窓枠に座ってギターを弾きながらホリー・ゴライトリーは「ムーン・リバー」を歌い始める。ホリーの上の階に住む作家のポールはタイプライターに向かって執筆に励んでいる。小説の主人公はホリーをモデルにしている。下の階から聞こえてくるホリーの歌声を耳にしたポールはタイプライターから離れる。彼は部屋の窓を開けて、歌い続けるホリーを見つめる。歌い続けるホリーはポールと一緒に漂いながら目にしたことのない世界へ飛び出していきたいという気持ちを抱いていると思わせる。歌詞にある「あなたがどこへ行こうとも 私はあなたについていく」という言葉が心の奥底でポールを思っていることを感じさせる。

ポール・バージャック 「君が本当にそう思うなら、君にあげたいものがある」

ポール(画像右)はホリー(画像左)がお金のためにブラジル人の富豪と結婚することに納得がいかない

ホリーとポールは互いを愛し合うようになり、初めてのキスを交わした。しかし、ホリーは突然姿を消してしまう。ようやく図書館でポールはホリーを見つけた。お金のためにブラジル人の富豪ホセと結婚するとポールにホリーは告げる。ポールはホリーを本気で愛しており、お金のための結婚に納得がいかない。ホリーを1人の女性として愛しているポールの思いはホリーには通じない。結局、ホリーにとってポールは他の男たちの同じなのである。ホリーに対してポールは、「君が本当にそう思うなら、君にあげたいものがある」と言って、50ドルの小切手を渡した。化粧室に行くための50ドルだ。ポールにとっても結局、ホリーはお金のために男性と時間を過ごすだけの女性に過ぎないという思いが伝わってくる。

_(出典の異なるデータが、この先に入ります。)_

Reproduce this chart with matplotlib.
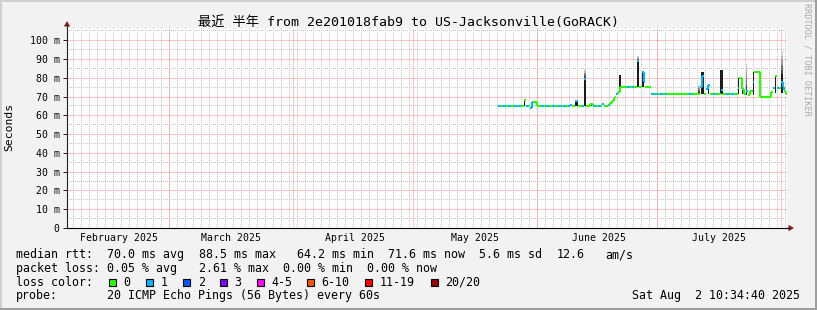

『ティファニーで朝食を』の裏話・トリビア・小ネタ/エピソード・逸話

原作者の主演希望女優はマリリン・モンローだった

「映画の妖精」と呼ばれる女優オードリー・ヘップバーンの代表作のひとつと言われている『ティファニーで朝食を』であるが、原作者トルーマン・カポーティはマリリン・モンローが主演を務めることを希望していた。モンローを主演第一候補とすることで映画化を承諾していたが、この話はなくなってしまった。そしてカポーティのイメージとは異なる女優オードリー・ヘップバーンに出演が依頼された。モンロー自身がセクシー女優というイメージ定着を嫌ったために出演を辞退したと言われている。また、慢性の遅刻癖があり、セリフ覚えの悪さでも有名であったモンローの起用をプロデューサー側が反対したとも言われている。

ティファニーで朝食を摂ることができる

オープニングでデニッシュパンを食べてコーヒーを飲むオードリー・ヘップバーン演じるホリー・ゴライトリーの姿が印象的な映画『ティファニーで朝食を』であるが、実際にティファニーで朝食を摂ることができるようになった。2017年11月10日にニューヨーク五番街にあるティファニー本店に「ザ・ブルー・ボックス・カフェ」と呼ばれるイーティング・スペースがオープンした。ティファニー本店4階にあるこのカフェはクロワッサンやコーヒー、果物が付いた「ティファニーで朝食を」と名付けられた朝食メニューが出されている。